Getting back to the bricks. I’m not a visual person (I’m more “word smart” than “picture smart”), but I keep a drawing of a brick wall folded up in my current journal. I’ve labeled some bricks, and left some blank for future growth. When I’ve achieved a specific brick, I color it in with colored pencil. For me, the picture (I use the term loosely because I can’t draw to save my life) works better than a list for reminding me how much ground I’ve already covered. It’s helpful for those times when I feel discouraged, or frustrated because things aren’t moving fast enough to suit me.
It’s a simple tool, but might be useful for someone else.
Hi Whitney Beth,
What a great idea, keeping that picture of the bricks . . . So many of us don’t stop to look at how far we’ve come, we’re always so busy achieving we don’t see what we’ve already done. Then we don’t realize our own value.
Good on you! I bet lots of folks take the concept if not the exact idea.

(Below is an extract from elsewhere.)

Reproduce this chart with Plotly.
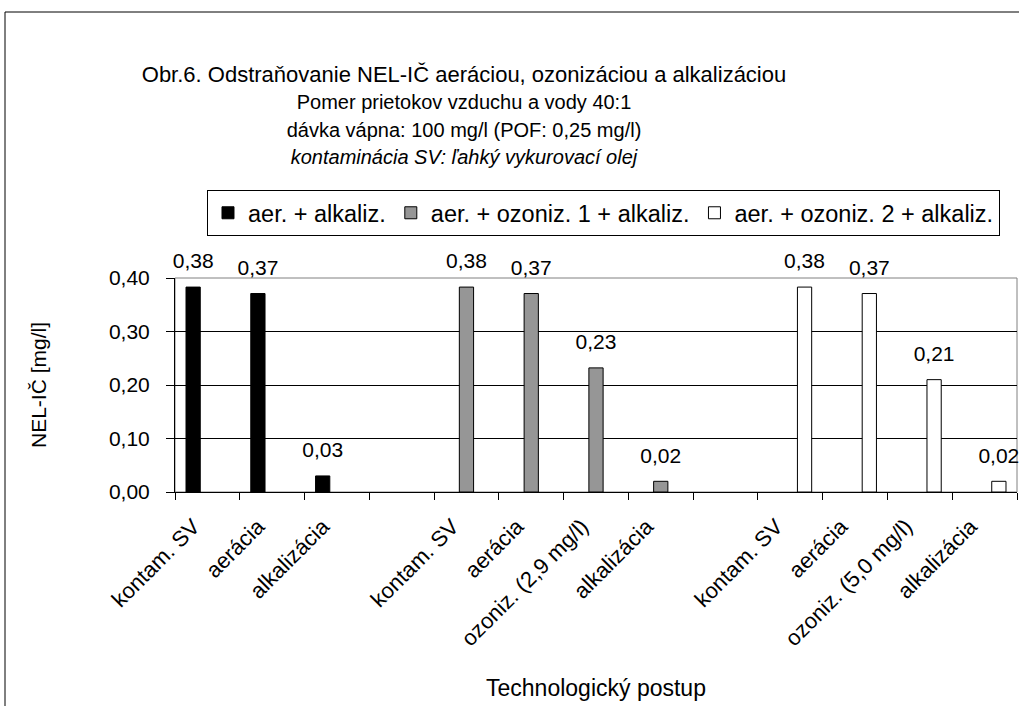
import plotly.graph_objects as go

# category labels along the x axis (blank slots separate the three runs)
categories = ["kontam. SV", "aerácia", "alkalizácia", "",
              "kontam. SV", "aerácia", "ozoniz. (2,9 mg/l)", "alkalizácia", "",
              "kontam. SV", "aerácia", "ozoniz. (5,0 mg/l)", "alkalizácia"]
keys = [str(i) for i in range(len(categories))]

# NEL-IČ [mg/l] per step, None where the series has no bar
aer_alk = [0.383, 0.371, 0.030, None,
           None, None, None, None, None,
           None, None, None, None]
aer_oz1_alk = [None, None, None, None,
               0.383, 0.371, 0.232, 0.020, None,
               None, None, None, None]
aer_oz2_alk = [None, None, None, None,
               None, None, None, None, None,
               0.383, 0.371, 0.210, 0.020]

series = [
    ("aer. + alkaliz.", aer_alk, "#000000"),
    ("aer. + ozoniz. 1 + alkaliz.", aer_oz1_alk, "#969696"),
    ("aer. + ozoniz. 2 + alkaliz.", aer_oz2_alk, "#ffffff"),
]

FONT = "Liberation Sans, Arial, sans-serif"
GAP = 0.34

fig = go.Figure()
for name, vals, color in series:
    fig.add_trace(go.Bar(
        x=keys, y=vals, name=name, offsetgroup=name,
        marker=dict(color=color, line=dict(color="black", width=1)),
        hoverinfo="skip",
    ))
for name, vals, color in series:
    # value labels, grouped like the bars and lifted a little above them
    fig.add_trace(go.Scatter(
        x=keys, y=vals, mode="markers+text", offsetgroup=name, showlegend=False,
        marker=dict(size=20, color="rgba(0,0,0,0)"),
        text=[None if v is None else f"{v:.2f}".replace(".", ",") for v in vals],
        textposition="top center",
        textfont=dict(size=21, color="black", family=FONT),
        cliponaxis=False, hoverinfo="skip",
    ))

title = ("<span style='font-size:22px'>"
         "Obr.6. Odstraňovanie NEL-IČ aeráciou, ozonizáciou a alkalizáciou</span><br>"
         "<span style='font-size:20px'>Pomer prietokov vzduchu a vody 40:1</span><br>"
         "<span style='font-size:20px'>dávka vápna: 100 mg/l (POF: 0,25 mg/l)</span><br>"
         "<span style='font-size:20px'><i>kontaminácia SV: ľahký vykurovací olej</i></span>")

fig.update_layout(
    width=1019, height=706,
    margin=dict(l=175, r=2, t=278, b=214),
    paper_bgcolor="white", plot_bgcolor="white",
    font=dict(family=FONT, size=20, color="black"),
    separators=", ",
    barmode="group", bargap=GAP, bargroupgap=0,
    scattermode="group", scattergap=GAP,
    title=dict(text=title, xref="container", x=464 / 1019, xanchor="center",
               yref="container", y=1 - 82 / 706, yanchor="top",
               font=dict(size=21, family=FONT, color="black")),
    legend=dict(orientation="h", x=0.038, xanchor="left", y=(492 - 213) / 214,
                yanchor="middle",
                bordercolor="black", borderwidth=1, bgcolor="white",
                font=dict(size=23.5, family=FONT)),
    xaxis=dict(type="category", tickmode="array", tickvals=keys, ticktext=categories,
               tickson="boundaries", ticks="outside", ticklen=7, tickcolor="black",
               tickangle=-45, tickfont=dict(size=22), ticklabelstandoff=12,
               ticklabelshift=-14,
               showline=True, linecolor="black", linewidth=1, showgrid=False,
               title=dict(text="Technologický postup", font=dict(size=23), standoff=29)),
    yaxis=dict(range=[0, 0.40], tickvals=[0, 0.1, 0.2, 0.3, 0.4], tickformat=".2f",
               ticks="outside", ticklen=8, tickcolor="black", tickfont=dict(size=21),
               ticklabelstandoff=12,
               showline=True, linecolor="black", linewidth=1,
               showgrid=True, gridcolor="black", gridwidth=1, zeroline=False,
               title=dict(text="NEL-IČ [mg/l]", font=dict(size=21), standoff=56)),
    shapes=[
        # gray plot-area frame
        dict(type="rect", xref="x domain", yref="y domain", x0=0, x1=1, y0=0, y1=1,
             line=dict(color="#808080", width=1), layer="below"),
        # outer chart frame
        dict(type="rect", xref="paper", yref="paper",
             x0=-170 / 842, x1=1.02, y0=-1.05, y1=480 / 214,
             line=dict(color="black", width=1), layer="below"),
    ],
)

fig.write_html("out.html", config={"displayModeBar": False},
               post_script="document.body.style.margin = '0';")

You’d make a great teacher!
You’re not a stranger anymore. You’re a friend now.
i’m just feared that someone keep on telling people there’s opportunity and might be the ‘last one’ to cheat others
Hi WTJ,
If you start by paying attention to every input, that’s really a whole lot less likely to happen. If you’re always taking information in — without judgment — you’re really in a BETTER position. Folks are less inclined to try to cheat someone who is alert and aware.
Just as a mugger is less likely to choose someone who pays attention to what’s going on when he is walking down the street . . .
I printed out what you said so I can read it over and over again to myself. I have been taken care of my entire life. From childhood to wife and mommyhood. I want to learn skills outside of house cleaning. I don’t feel like I have much control. Or very many choices for that matter. I don’t want to spend my life blaming others, I just want to do something myself. For myself and for my family.